Mini-IVF [see video] is designed to recruit only a few (but high quality) eggs, thus avoiding the risks of hyperstimulation, reducing the cost of drugs from an average of $4,000 to closer to $400, reducing the number of injections, and completely avoiding the painful progesterone injections. This approach is not just a simple-minded reduction in hormonal stimulation. It is an ingeniously conceived and completely different approach to IVF, that saves the patient much of the complexity and cost associated with more conventional IVF protocols. Here is how it works.

On Day 3 of the menstrual cycle, you start on a low dose of Clomid (50mgs), but you do not stop the Clomid in five days, as is usually the custom. You just keep taking the Clomid until ultrasound monitoring shows the follicles to be ready for ovulation. A very low “booster” dose of gonadotropin (just 150iu of FSH) is added on days 8, 10, and 12. Clomid not only stimulates your own pituitary to release FSH naturally(by blocking estrogen’s suppressing effect), but by continuing the Clomid (a unique new approach), it blocks estrogen’s stimulation of LH release, and thereby blunts premature ovulation. Thus, with this simple change in protocol, old-fashioned, inexpensive Clomid is able to stimulate the development of great quality eggs for IVF.

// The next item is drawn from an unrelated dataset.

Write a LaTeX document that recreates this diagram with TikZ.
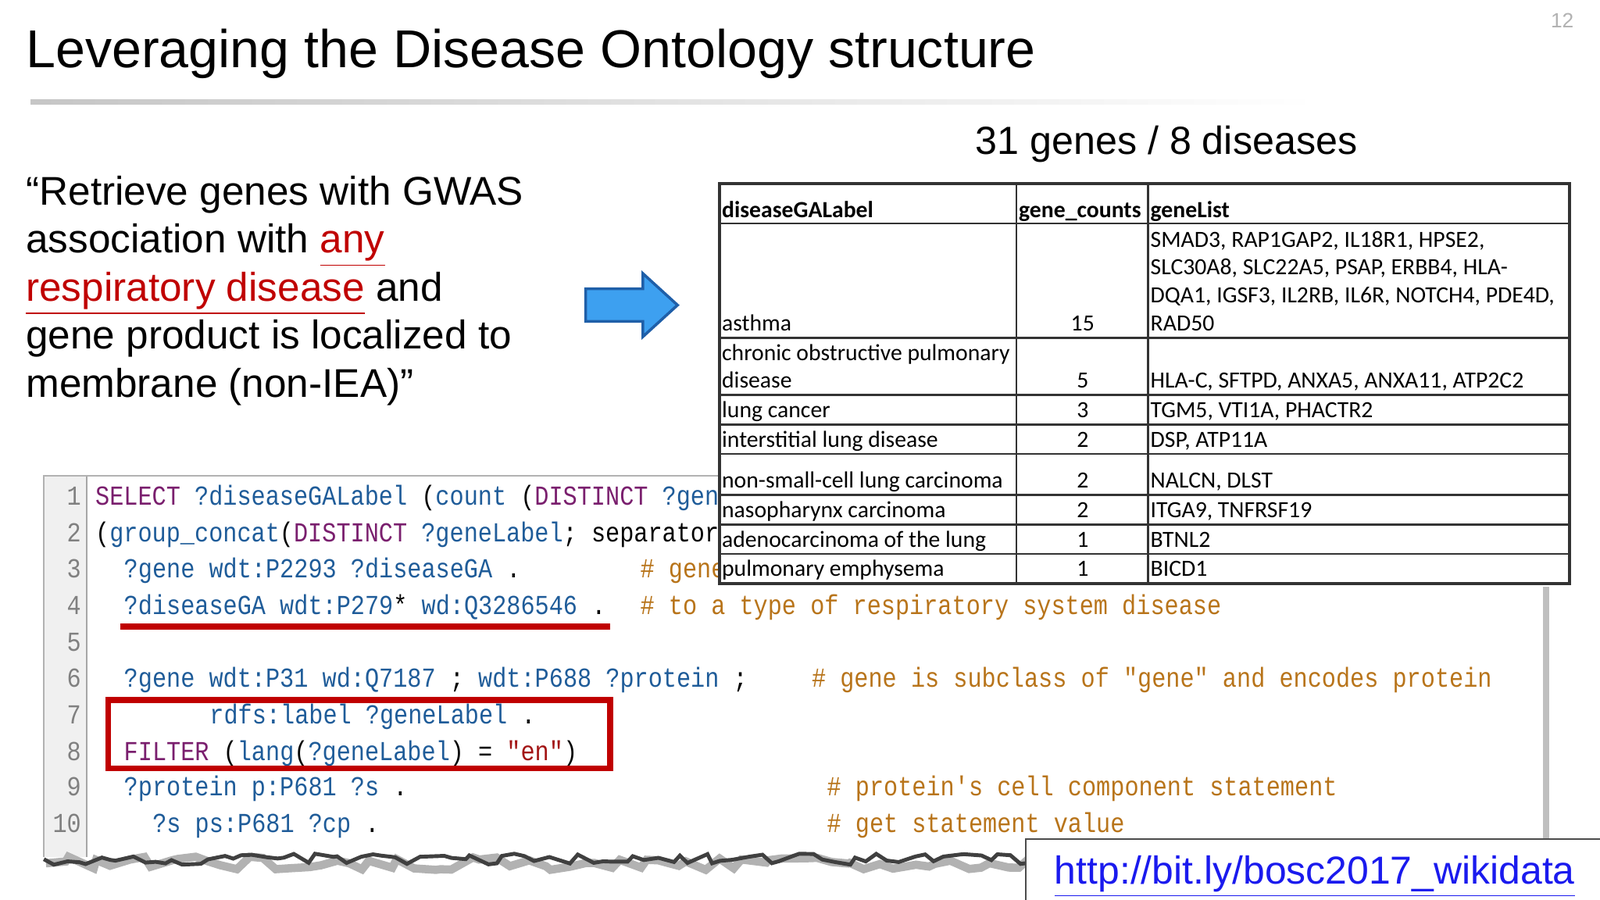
\documentclass[tikz,border=0pt]{standalone}
\usepackage{fontspec}
\setmainfont{Liberation Sans}
\newfontfamily\cdfont[FakeStretch=0.86]{Liberation Mono}
\newfontfamily\tbfont{Carlito}
\usetikzlibrary{decorations.pathmorphing}
\definecolor{kw}{HTML}{7A1F6E}
\definecolor{vr}{HTML}{1F5C99}
\definecolor{cm}{HTML}{B8741A}
\definecolor{st}{HTML}{A31515}
\definecolor{rd}{HTML}{C00000}
\definecolor{url}{HTML}{1A1AEE}
\definecolor{arrf}{HTML}{3DA0F0}
\definecolor{arrd}{HTML}{1F5FA8}
\newcommand{\K}[1]{\textcolor{kw}{#1}}
\newcommand{\V}[1]{\textcolor{vr}{#1}}
\newcommand{\C}[1]{\textcolor{cm}{#1}}
\tikzset{
  x=0.01306cm, y=-0.01306cm,
  quote/.style={anchor=base west, inner sep=0, font=\fontsize{14.6}{18}\selectfont},
  code/.style={anchor=base west, inner sep=0, font=\cdfont\fontsize{10}{12}\selectfont, text=vr},
  lnum/.style={anchor=base east, inner sep=0, font=\cdfont\fontsize{10}{12}\selectfont, text=gray},
  cell/.style={anchor=base west, inner sep=0, font=\tbfont\fontsize{8.45}{10}\selectfont},
  num/.style={anchor=base, inner sep=0, font=\tbfont\fontsize{8.45}{10}\selectfont},
  tline/.style={line width=0.7pt, black!80},
}
\begin{document}
\begin{tikzpicture}
\useasboundingbox (0,0) rectangle (1568,882);
\fill[white] (0,0) rectangle (1568,882);
% title
\node[anchor=base west, inner sep=0, font=\fontsize{19.4}{23}\selectfont] (title) at (25,66) {Leveraging the Disease Ontology structure};
\shade[left color=gray!45, right color=white] (30,98) rectangle (1290,102);
\node[anchor=base, inner sep=0, font=\fontsize{7.5}{9}\selectfont, text=gray!60] (pg) at (1531,27) {12};
\node[anchor=base, inner sep=0, font=\fontsize{14.3}{17}\selectfont] (sub) at (1143,151) {31 genes / 8 diseases};
% quote
\node[quote] (q1) at (25,201) {“Retrieve genes with GWAS};
\node[quote] (q2) at (25,248) {association with \textcolor{rd}{\underline{any}}};
\node[quote] (q3) at (25,295) {\textcolor{rd}{\underline{respiratory disease}} and};
\node[quote] (q4) at (25,342) {gene product is localized to};
\node[quote] (q5) at (25,389) {membrane (non-IEA)”};
% arrow
\draw[arrd, line width=1pt, fill=arrf] (574,283)--(630,283)--(630,268)--(664,299)--(630,330)--(630,315)--(574,315)--cycle;
% code box
\fill[gray!50] (1512,575) rectangle (1518,822);
\fill[white] (43,466) rectangle (1512,840);
\fill[gray!12] (44,467) rectangle (85,840);
\draw[gray!60, line width=0.6pt] (43,840)--(43,466)--(1512,466);
\draw[gray!70, line width=0.6pt] (85,467)--(85,840);
\foreach \n/\yy in {1/495,2/531,3/566,4/602,5/638,6/673,7/709,8/745,9/780,10/816}{
  \node[lnum] (ln\n) at (80,\yy) {\n};
}
\node[code] (c1) at (93,495) {\K{SELECT} ?diseaseGALabel \textcolor{black}{(}count \textcolor{black}{(}\K{DISTINCT} ?gene};
\node[code] (c2) at (93,531) {\textcolor{black}{(}group\_concat\textcolor{black}{(}\K{DISTINCT} ?geneLabel\textcolor{black}{; separator}};
\node[code] (c3) at (121,566) {?gene wdt:P2293 ?diseaseGA \textcolor{black}{.}};
\node[code] (c3c) at (627,566) {\C{\# gene}};
\node[code] (c4) at (121,602) {?diseaseGA wdt:P279\textcolor{black}{*} wd:Q3286546 \textcolor{black}{.}};
\node[code] (c4c) at (627,602) {\C{\# to a type of respiratory system disease}};
\node[code] (c6) at (121,673) {?gene wdt:P31 wd:Q7187 \textcolor{black}{;} wdt:P688 ?protein \textcolor{black}{;}};
\node[code] (c6c) at (795,673) {\C{\# gene is subclass of "gene" and encodes protein}};
\node[code] (c7) at (205,709) {rdfs:label ?geneLabel \textcolor{black}{.}};
\node[code] (c8) at (121,745) {\K{FILTER} \textcolor{black}{(}lang\textcolor{black}{(}?geneLabel\textcolor{black}{) = }\textcolor{st}{"en"}\textcolor{black}{)}};
\node[code] (c9) at (121,780) {?protein p:P681 ?s \textcolor{black}{.}};
\node[code] (c9c) at (810,780) {\C{\# protein's cell component statement}};
\node[code] (c10) at (149,816) {?s ps:P681 ?cp \textcolor{black}{.}};
\node[code] (c10c) at (810,816) {\C{\# get statement value}};
% torn edge
\fill[white] (40,842) rectangle (1520,882);
\draw[gray!60, line width=3pt, decorate, decoration={random steps, segment length=5, amplitude=2.5}] (45,846)--(1512,846);
\draw[black!75, line width=1.4pt, decorate, decoration={random steps, segment length=4, amplitude=2}] (43,842)--(1512,842);
% red marks
\draw[rd, line width=2.2pt] (118,614)--(598,614);
\draw[rd, line width=2.2pt] (106,686) rectangle (598,753);
% table
\fill[white] (705,180) rectangle (1538,572);
\draw[tline, line width=1pt] (705,180) rectangle (1538,572);
\draw[tline] (996,180)--(996,572) (1125,180)--(1125,572);
\foreach \yy in {219,331,387,416,445,485,514,543}{ \draw[tline] (705,\yy)--(1538,\yy); }
\node[cell, font=\tbfont\bfseries\fontsize{8.45}{10}\selectfont] (h1) at (707,213) {diseaseGALabel};
\node[cell, font=\tbfont\bfseries\fontsize{8.45}{10}\selectfont] (h2) at (998,213) {gene\_counts};
\node[cell, font=\tbfont\bfseries\fontsize{8.45}{10}\selectfont] (h3) at (1127,213) {geneList};
\node[cell] (g1a) at (1127,242) {SMAD3, RAP1GAP2, IL18R1, HPSE2,};
\node[cell] (g1b) at (1127,269) {SLC30A8, SLC22A5, PSAP, ERBB4, HLA-};
\node[cell] (g1c) at (1127,297) {DQA1, IGSF3, IL2RB, IL6R, NOTCH4, PDE4D,};
\node[cell] (g1d) at (1127,324) {RAD50};
\node[cell] (d1) at (707,324) {asthma};
\node[num] (n1) at (1061,324) {15};
\node[cell] (d2a) at (707,353) {chronic obstructive pulmonary};
\node[cell] (d2) at (707,380) {disease};
\node[num] (n2) at (1061,380) {5};
\node[cell] (g2) at (1127,380) {HLA-C, SFTPD, ANXA5, ANXA11, ATP2C2};
\foreach \nm/\yy/\d/\c/\g in {3/409/lung cancer/3/{TGM5, VTI1A, PHACTR2},
  4/438/interstitial lung disease/2/{DSP, ATP11A},
  5/478/non-small-cell lung carcinoma/2/{NALCN, DLST},
  6/507/nasopharynx carcinoma/2/{ITGA9, TNFRSF19},
  7/536/adenocarcinoma of the lung/1/BTNL2,
  8/565/pulmonary emphysema/1/BICD1}{
  \node[cell] (d\nm) at (707,\yy) {\d};
  \node[num] (n\nm) at (1061,\yy) {\c};
  \node[cell] (g\nm) at (1127,\yy) {\g};
}
% url box
\draw[black!70, line width=0.6pt, fill=white] (1005,822) rectangle (1570,884);
\node[anchor=base west, inner sep=0, font=\fontsize{14.2}{18}\selectfont, text=url] (link) at (1033,866) {\underline{http://bit.ly/bosc2017\_wikidata}};
\end{tikzpicture}
\end{document}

Another advantage of this protocol is that you do not have to go on Lupron first to suppress the pituitary. Staying on Clomid blocks estrogen from stimulating your pituitary to release LH, and then retards premature ovulation without your having to be suppressed. This means that you can be induced to ovulate with just a simple injection or nasal sniff of Lupron. This causes a more natural LH surge and avoids the luteal phase defect caused by HCG that would otherwise require months of progesterone injections.

The next step is to recognize that Clomid has a negative effect on the uterine lining (because it prevents estrogen from stimulating the endometrium). That is one reason why results in the past have been so poor with the use of Clomid for ovarian stimulation. The embryos are less likely to implant in such endometrium. But that problem is solved by using the Japanese protocol for embryo freezing, “vitrification,” which I have discussed already. We can now freeze the embryos almost with impunity using this approach, with only a 1% risk of loss. Then these embryos are transferred the next month in a “natural cycle” with no need for taking any hormones at all. Even if you do not naturally ovulate predictably, you can be given one injection of Lupron in the follicular phase (once your follicle reaches 1.5cm) to induce natural luteinization and still have a natural cycle embryo transfer with no hormones. The Day 3 frozen embryo would then be transferred five days later, and there is no need for taking any hormones at all.


Even for poor prognosis cases of older women with low remaining ovarian reserve, there is an advantage to mini-IVF over high dose stimulation. Such patients normally yield very few eggs anyway even with huge megadoses of gonadotropin. If they have any quality eggs remaining, mini-IVF is just as likely to yield as many eggs (very few, of course) as giving huge megadoses of gonadotropin. Even in the worstcase scenario, if there are no good eggs left at all, at least patients can discover this with less money spent on drugs.

Think of this simple parable: If you are sitting under an apple tree, and wish to eat the most ripe and ready apples, you have a choice. You can chop down the entire tree and look at every apple on the fallen tree to see which ones are ready, or you can simply try to shake the lower branches and eat the one or two that were ready to fall. That is the idea of mini-IVF.

It may not be appropriate for all patients, but for many, it will remove some of the aggravation and complexity associated with IVF, and also reduce the cost.